* [Data segment]:

==*==

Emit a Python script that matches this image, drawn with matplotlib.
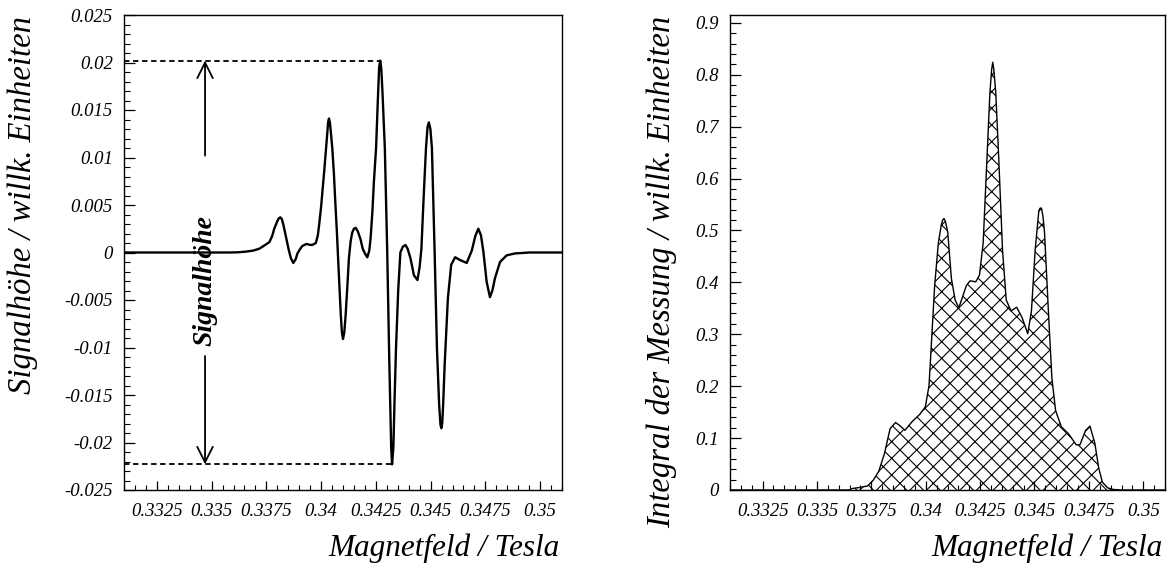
import matplotlib
matplotlib.use("Agg")
import matplotlib.pyplot as plt
from matplotlib.ticker import MultipleLocator, FixedLocator, FixedFormatter

plt.rcParams['font.family'] = ['Liberation Serif', 'DejaVu Serif']
plt.rcParams['hatch.linewidth'] = 0.8

# ---------------- data: derivative signal (left) ----------------
field_signal = [0.3310, 0.3340, 0.3358, 0.3362, 0.3366, 0.3369, 0.33718, 0.33745,
                0.33764, 0.33776, 0.33786, 0.33800, 0.33807, 0.33814, 0.33821, 0.33828,
                0.33840, 0.33852,
                0.33862, 0.33873, 0.33884, 0.33892, 0.33905, 0.33915, 0.33933, 0.33950,
                0.33960, 0.33976, 0.33985, 0.33991, 0.34000, 0.34006, 0.34014, 0.34021,
                0.34028, 0.34032, 0.34036, 0.34040, 0.34044, 0.34051, 0.34058, 0.34064,
                0.34072, 0.34079,
                0.34085, 0.34090, 0.34095, 0.34100, 0.34106, 0.34112, 0.34120, 0.34127,
                0.34135, 0.34142, 0.34150, 0.34158, 0.34168, 0.34180, 0.34190, 0.34200,
                0.34211, 0.34220, 0.34226, 0.34234, 0.34241, 0.34251, 0.34259, 0.34265,
                0.34270, 0.34275,
                0.34280, 0.34291, 0.34302, 0.34311, 0.34320, 0.34324, 0.34330, 0.34336,
                0.34342, 0.34352, 0.34362, 0.34373, 0.34385, 0.34395, 0.34408, 0.34424,
                0.34440, 0.34450, 0.34458, 0.34468, 0.34479, 0.34486, 0.34492, 0.34499,
                0.34506, 0.34518, 0.34529, 0.34539, 0.34545, 0.34549, 0.34553, 0.34557,
                0.34564, 0.34579,
                0.34594, 0.34612, 0.34635, 0.34665, 0.34688, 0.34705, 0.34718, 0.34730,
                0.34741, 0.34756, 0.34771, 0.34782, 0.34794, 0.34817, 0.34847, 0.34885,
                0.3495, 0.3510]
signal = [0.0, 0.0, 0.0, 0.00002, 0.0001, 0.0002, 0.0004, 0.0008,
          0.0011, 0.0017, 0.0025, 0.0033, 0.0036, 0.0037, 0.0035, 0.0029,
          0.0016, 0.0003,
          -0.0006, -0.0011, -0.0007, -0.0001, 0.0004, 0.0007, 0.0009, 0.0008,
          0.0008, 0.0010, 0.0018, 0.0029, 0.0048, 0.0064, 0.0085, 0.0105,
          0.0125, 0.0137, 0.0141, 0.0137, 0.0128, 0.0110, 0.0085, 0.0057,
          0.0022, -0.0013,
          -0.0042, -0.0066, -0.0084, -0.0091, -0.0084, -0.0066, -0.0035, -0.0006,
          0.0012, 0.0021, 0.0025, 0.0026, 0.0022, 0.0014, 0.0004, -0.0001,
          -0.0005, 0.0002, 0.0015, 0.0042, 0.0074, 0.0110, 0.0160, 0.0195,
          0.0202, 0.0193,
          0.0170, 0.0110, 0.0000, -0.0110, -0.0205, -0.0223, -0.0205, -0.0150,
          -0.0101, -0.0040, 0.0000, 0.0006, 0.0008, 0.0004, -0.0006, -0.0024,
          -0.0029, -0.0015, 0.0004, 0.0057, 0.0110, 0.0132, 0.0137, 0.0130,
          0.0110, 0.0004, -0.0101, -0.0160, -0.0181, -0.0185, -0.0180, -0.0162,
          -0.0119, -0.0048,
          -0.0013, -0.0005, -0.0008, -0.0011, 0.0002, 0.0018, 0.0025, 0.0018,
          0.0001, -0.0031, -0.0047, -0.0040, -0.0027, -0.0010, -0.0003, -0.0001,
          0.0, 0.0]

# ---------------- data: integral (right) ----------------
field_integral = [0.3310, 0.3360, 0.33647, 0.33664, 0.33699, 0.33733, 0.33759, 0.33784,
                  0.33810, 0.33836, 0.33861, 0.33878, 0.33904, 0.33938, 0.33973, 0.33998,
                  0.34015, 0.34027, 0.34041, 0.34058, 0.34072, 0.34078, 0.34084, 0.34090,
                  0.34101, 0.34118,
                  0.34135, 0.34152, 0.34170, 0.34187, 0.34204, 0.34230, 0.34247, 0.34264,
                  0.34281, 0.34295, 0.34303, 0.34308, 0.34313, 0.34322, 0.34336, 0.34353,
                  0.34370, 0.34392,
                  0.34418, 0.34443, 0.34469, 0.34486, 0.34503, 0.34520, 0.34526, 0.34532,
                  0.34539, 0.34546,
                  0.34563, 0.34580, 0.34597, 0.34623, 0.34657, 0.34692, 0.34709, 0.34735,
                  0.34755, 0.34777, 0.34795, 0.34812, 0.34837, 0.34863, 0.3490, 0.3510]
integral = [0.0, 0.0, 0.0, 0.003, 0.005, 0.008, 0.019, 0.036,
            0.070, 0.118, 0.130, 0.125, 0.115, 0.132, 0.146, 0.160,
            0.201, 0.290, 0.394, 0.476, 0.512, 0.520, 0.523, 0.518,
            0.497, 0.407,
            0.366, 0.351, 0.373, 0.394, 0.403, 0.401, 0.414, 0.476,
            0.635, 0.765, 0.810, 0.824, 0.810, 0.765, 0.635, 0.462,
            0.366, 0.345,
            0.352, 0.332, 0.301, 0.345, 0.462, 0.538, 0.543, 0.543,
            0.527, 0.497,
            0.352, 0.215, 0.153, 0.122, 0.108, 0.087, 0.087, 0.115,
            0.123, 0.091, 0.043, 0.015, 0.004, 0.001, 0.0, 0.0]

# ---------------- ticks / labels ----------------
x_ticks = [0.3325, 0.335, 0.3375, 0.34, 0.3425, 0.345, 0.3475, 0.35]
x_tick_labels = ['0.3325', '0.335', '0.3375', '0.34', '0.3425', '0.345', '0.3475', '0.35']
left_y_ticks = [-0.025, -0.02, -0.015, -0.01, -0.005, 0.0, 0.005, 0.01, 0.015, 0.02, 0.025]
left_y_labels = ['-0.025', '-0.02', '-0.015', '-0.01', '-0.005', '0', '0.005', '0.01',
                 '0.015', '0.02', '0.025']
right_y_ticks = [0.0, 0.1, 0.2, 0.3, 0.4, 0.5, 0.6, 0.7, 0.8, 0.9]
right_y_labels = ['0', '0.1', '0.2', '0.3', '0.4', '0.5', '0.6', '0.7', '0.8', '0.9']

signal_max = 0.0202
signal_min = -0.0223
field_max = 0.34270
field_min = 0.34324
arrow_field = 0.3347
arrow_up_start = 0.0102
arrow_down_start = -0.0109

x_label = 'Magnetfeld / Tesla'
left_y_label = 'Signalhöhe / willk. Einheiten'
right_y_label = 'Integral der Messung / willk. Einheiten'
annotation = 'Signalhöhe'

W, H = 1176, 563
fig = plt.figure(figsize=(W / 100, H / 100), dpi=100)

def px_rect(x0, y0, x1, y1):
    return [x0 / W, 1 - y1 / H, (x1 - x0) / W, (y1 - y0) / H]

axL = fig.add_axes(px_rect(124, 15, 562, 490))
axR = fig.add_axes(px_rect(730, 15, 1165, 490))

def style(ax, yticks, ylabels, yminor):
    ax.set_xlim(0.3310, 0.3510)
    ax.xaxis.set_major_locator(FixedLocator(x_ticks))
    ax.xaxis.set_major_formatter(FixedFormatter(x_tick_labels))
    ax.xaxis.set_minor_locator(MultipleLocator(0.0005))
    ax.yaxis.set_major_locator(FixedLocator(yticks))
    ax.yaxis.set_major_formatter(FixedFormatter(ylabels))
    ax.yaxis.set_minor_locator(MultipleLocator(yminor))
    ax.tick_params(axis='x', which='major', direction='in', length=6.5, width=0.9,
                   pad=9, labelsize=13.5)
    ax.tick_params(axis='x', which='minor', direction='in', length=3.3, width=0.8)
    ax.tick_params(axis='y', which='major', direction='in', length=8, width=0.9,
                   pad=8, labelsize=13.5)
    ax.tick_params(axis='y', which='minor', direction='in', length=4, width=0.8)
    for lab in ax.get_xticklabels() + ax.get_yticklabels():
        lab.set_fontstyle('italic')
    for sp in ax.spines.values():
        sp.set_linewidth(1.0)

# left plot
axL.plot(field_signal, signal, color='black', lw=1.7)
axL.set_ylim(-0.025, 0.025)
style(axL, left_y_ticks, left_y_labels, 0.001)
axL.plot([0.3310, field_max], [signal_max, signal_max], color='black', lw=1.3,
         ls=(0, (3, 2)))
axL.plot([0.3310, field_min], [signal_min, signal_min], color='black', lw=1.3,
         ls=(0, (3, 2)))
axL.annotate('', xy=(arrow_field, signal_max), xytext=(arrow_field, arrow_up_start),
             arrowprops=dict(arrowstyle='->', lw=1.3, color='black', mutation_scale=28,
                             shrinkA=0, shrinkB=0))
axL.annotate('', xy=(arrow_field, signal_min), xytext=(arrow_field, arrow_down_start),
             arrowprops=dict(arrowstyle='->', lw=1.3, color='black', mutation_scale=28,
                             shrinkA=0, shrinkB=0))
axL.text(arrow_field, -0.003, annotation, rotation=90, ha='center', va='center',
         fontsize=20, fontweight='bold', fontstyle='italic')

# right plot
axR.fill_between(field_integral, integral, 0, facecolor='white', edgecolor='black',
                 hatch='xx', linewidth=0)
axR.plot(field_integral, integral, color='black', lw=1.0)
axR.set_ylim(0, 0.915)
style(axR, right_y_ticks, right_y_labels, 0.02)

# axis titles
fig.text(560 / W, 1 - 548 / H, x_label, ha='right', va='center', fontsize=22.5,
         fontstyle='italic')
fig.text(1163 / W, 1 - 548 / H, x_label, ha='right', va='center', fontsize=22.5,
         fontstyle='italic')
fig.text(23 / W, 1 - 16 / H, left_y_label, rotation=90, ha='center', va='top',
         fontsize=23.5, fontstyle='italic')
fig.text(662 / W, 1 - 16 / H, right_y_label, rotation=90, ha='center', va='top',
         fontsize=23.5, fontstyle='italic')

fig.savefig('out.png', dpi=100)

==*==

Restate the data word for word from its first line through the line with "plt.rcParams['hatch.linewidth'] = 0.8", leaving out any picture along the way.

* [Full solution]:
Emit a Python script that matches this image, drawn with matplotlib.
import matplotlib
matplotlib.use("Agg")
import matplotlib.pyplot as plt
from matplotlib.ticker import MultipleLocator, FixedLocator, FixedFormatter

plt.rcParams['font.family'] = ['Liberation Serif', 'DejaVu Serif']
plt.rcParams['hatch.linewidth'] = 0.8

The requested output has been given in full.